Import the dependency using the “tldextarct” installed in the first step of this guide to extract the answers to the questions related to the domains and subdomains. The following code configures the custom input schema that tells the agent which actions to perform and the tools it can use to answer the question:

import tldextract

_APPROVED_DOMAINS = {
    "langchain",
    "wikimedia",
}

class ToolInputSchema(BaseModel):
    url: str = Field(...)

    @root_validator
    def validate_query(cls, values: Dict[str, Any]) -> Dict:
        url = values["url"]
        domain = tldextract.extract(url).domain
        if domain not in _APPROVED_DOMAINS:
            raise ValueError(
                f"Domain {domain} is not on the approved list:"
                f" {sorted(_APPROVED_DOMAINS)}"
            )
        return values

tool = RequestsGetTool(
    args_schema=ToolInputSchema, requests_wrapper=TextRequestsWrapper()
)

The above code builds the list of approved domains that can be used by the model to answer questions. The approved domain list contains only two domains which are langchain and wikimedia and no other domains are accepted by the model. If any questions are asked related to other domains it will simply result in an error and the model only generates results related to the approved domains. At the end it also builds the tools for extracting information from the domains and building the agent for the agent:

Step 6: Building the Agent

Once the input schema and the tools are configured, use them to build the agents by calling the initialize_agent() method with the components as the arguments. The argument list contains the tool, model, agent, handle-parsing-errors, and verbose to integrate all the components with the agent:

agent = initialize_agent(
    [tool], model, agent=AgentType.ZERO_SHOT_REACT_DESCRIPTION, handle_parsing_errors=True, verbose=False
)

Step 7: Testing the Agent From Approved Domains

Now, define the answer variable with the input question as the argument of the call() function to run the agent:

answer = agent.run("What's the main title on wikimedia.org")
print(answer)

Running the agent has extracted the answer that is the main title on the wikimedia.org domain as displayed in the following screenshot:

Step 8: Testing the Agent With the Non-Approved Domains

Test the agent by asking the question related to the domain which is not approved by the input schema:

agent.run("What's the main title on google.com")

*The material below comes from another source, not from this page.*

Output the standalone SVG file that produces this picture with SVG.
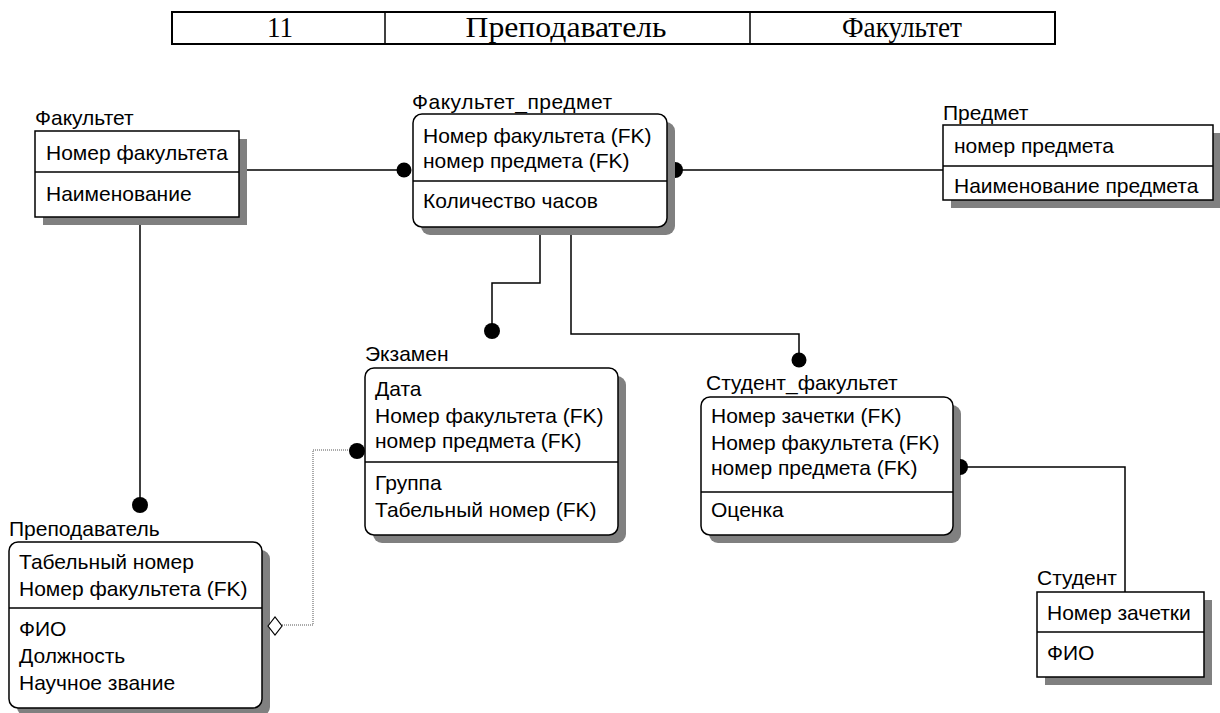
<svg xmlns="http://www.w3.org/2000/svg" width="1220" height="713" viewBox="0 0 1220 713">
  <style>
    .hdr { font-family: "Liberation Serif", "Times New Roman", serif; font-size: 30px; fill: #000; text-anchor: middle; }
    .lbl { font-family: "Liberation Sans", Arial, sans-serif; font-size: 21px; fill: #000; }
    .txt { font-family: "Liberation Sans", Arial, sans-serif; font-size: 21px; fill: #000; }
    .box { fill: #fff; stroke: #000; stroke-width: 1.5; }
    .shadow { fill: #808080; stroke: none; }
    .div { stroke: #000; stroke-width: 1.5; }
    .rel { fill: none; stroke: #000; stroke-width: 1.5; }
    .nonid { fill: none; stroke: #555; stroke-width: 1; stroke-dasharray: 1 1; }
    .dot { fill: #000; }
  </style>

  <!-- header row -->
  <g id="header">
    <rect x="172" y="12" width="883" height="32" fill="#fff" stroke="#000" stroke-width="2"/>
    <line x1="385" y1="12" x2="385" y2="44" stroke="#000" stroke-width="1.5"/>
    <line x1="750" y1="12" x2="750" y2="44" stroke="#000" stroke-width="1.5"/>
    <text class="hdr" x="280" y="37" textLength="26" lengthAdjust="spacingAndGlyphs">11</text>
    <text class="hdr" x="566" y="37" textLength="201" lengthAdjust="spacingAndGlyphs">Преподаватель</text>
    <text class="hdr" x="902" y="37" textLength="120" lengthAdjust="spacingAndGlyphs">Факультет</text>
  </g>

  <!-- relationships -->
  <g id="connectors">
    <line class="rel" x1="239" y1="170" x2="400" y2="170"/>
    <line class="rel" x1="675" y1="170" x2="943" y2="170"/>
    <line class="rel" x1="140" y1="217" x2="140" y2="500"/>
    <polyline class="rel" points="540,227 540,283 492,283 492,326"/>
    <polyline class="rel" points="571,227 571,334 799,334 799,356"/>
    <polyline class="rel" points="1125,592 1125,467 962,467"/>
    <polyline class="nonid" points="282,625 313,625 313,450 352,450"/>
  </g>

  <!-- Факультет -->
  <g id="faculty">
    <text class="lbl" x="35" y="125">Факультет</text>
    <rect class="shadow" x="43" y="139" width="204" height="86"/>
    <rect class="box" x="35" y="131" width="204" height="86"/>
    <line class="div" x1="35" y1="172" x2="239" y2="172"/>
    <text class="txt" x="46" y="160">Номер факультета</text>
    <text class="txt" x="46" y="201">Наименование</text>
  </g>

  <!-- Факультет_предмет -->
  <g id="faculty-subject">
    <text class="lbl" x="412" y="109" textLength="200" lengthAdjust="spacing">Факультет_предмет</text>
    <rect class="shadow" x="421" y="122" width="254" height="113" rx="9"/>
    <rect class="box" x="413" y="114" width="254" height="113" rx="9"/>
    <line class="div" x1="413" y1="181" x2="667" y2="181"/>
    <text class="txt" x="423" y="143">Номер факультета (FK)</text>
    <text class="txt" x="423" y="168">номер предмета (FK)</text>
    <text class="txt" x="423" y="208">Количество часов</text>
  </g>

  <!-- Предмет -->
  <g id="subject">
    <text class="lbl" x="943" y="120">Предмет</text>
    <rect class="shadow" x="951" y="133" width="270" height="75"/>
    <rect class="box" x="943" y="125" width="270" height="75"/>
    <line class="div" x1="943" y1="166" x2="1213" y2="166"/>
    <text class="txt" x="954" y="153">номер предмета</text>
    <text class="txt" x="954" y="193">Наименование предмета</text>
  </g>

  <!-- Экзамен -->
  <g id="exam">
    <text class="lbl" x="365" y="361">Экзамен</text>
    <rect class="shadow" x="373" y="376" width="253" height="167" rx="9"/>
    <rect class="box" x="365" y="368" width="253" height="167" rx="9"/>
    <line class="div" x1="365" y1="462" x2="618" y2="462"/>
    <text class="txt" x="375" y="396">Дата</text>
    <text class="txt" x="375" y="423">Номер факультета (FK)</text>
    <text class="txt" x="375" y="448">номер предмета (FK)</text>
    <text class="txt" x="375" y="490">Группа</text>
    <text class="txt" x="375" y="517">Табельный номер (FK)</text>
  </g>

  <!-- Студент_факультет -->
  <g id="student-faculty">
    <text class="lbl" x="706" y="390">Студент_факультет</text>
    <rect class="shadow" x="709" y="405" width="252" height="138" rx="9"/>
    <rect class="box" x="701" y="397" width="252" height="138" rx="9"/>
    <line class="div" x1="701" y1="492" x2="953" y2="492"/>
    <text class="txt" x="711" y="423">Номер зачетки (FK)</text>
    <text class="txt" x="711" y="450">Номер факультета (FK)</text>
    <text class="txt" x="711" y="475">номер предмета (FK)</text>
    <text class="txt" x="711" y="517">Оценка</text>
  </g>

  <!-- Студент -->
  <g id="student">
    <text class="lbl" x="1037" y="585">Студент</text>
    <rect class="shadow" x="1045" y="600" width="167" height="85"/>
    <rect class="box" x="1037" y="592" width="167" height="85"/>
    <line class="div" x1="1037" y1="632" x2="1204" y2="632"/>
    <text class="txt" x="1047" y="620">Номер зачетки</text>
    <text class="txt" x="1047" y="660">ФИО</text>
  </g>

  <!-- Преподаватель -->
  <g id="teacher">
    <text class="lbl" x="9" y="536">Преподаватель</text>
    <rect class="shadow" x="17" y="550" width="253" height="166" rx="9"/>
    <rect class="box" x="9" y="542" width="253" height="166" rx="9"/>
    <line class="div" x1="9" y1="608" x2="262" y2="608"/>
    <text class="txt" x="19" y="569">Табельный номер</text>
    <text class="txt" x="19" y="596">Номер факультета (FK)</text>
    <text class="txt" x="19" y="636">ФИО</text>
    <text class="txt" x="19" y="663">Должность</text>
    <text class="txt" x="19" y="690">Научное звание</text>
  </g>

  <!-- relationship end markers -->
  <g id="ends">
    <circle class="dot" cx="404" cy="170" r="7.5"/>
    <path class="dot" d="M675,162 A8,8 0 0 1 675,178 Z"/>
    <circle class="dot" cx="140" cy="505" r="8"/>
    <circle class="dot" cx="492" cy="331" r="8"/>
    <circle class="dot" cx="799" cy="360" r="7.5"/>
    <path class="dot" d="M960,459 A8,8 0 0 1 960,475 Z"/>
    <circle class="dot" cx="357" cy="451" r="8"/>
    <polygon points="268,626 275,617 282,626 275,635" fill="#fff" stroke="#000" stroke-width="1.2"/>
  </g>
</svg>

Running the above code will result in an error as google.com is not available in the approved list and the logic validation has been used with the input schema:

That’s all about how to specify a custom input schema with validation logic in LangChain.

Conclusion

To specify the custom input schema with the validation logic in LangChain, install modules like tldextract, OpenAI, and LangChain. These modules contain the dependencies for configuring the input schema and building the language model using the ChatOpenAI() method. After that, integrate the validation logic with the approved domain list to get data from the top-level domains using the tldextract library.

The tools for building the agent are also configured to perform all the tasks to get the output asked by the user by running the agent. The agent validates the logic from the input schema before getting the answer from the domains referred by the user. If the question is related to the approved domains list, the agent will generate the output, and everything else will result in errors. This guide has given a demonstration of how to specify custom input schema with validation logic in LangChain.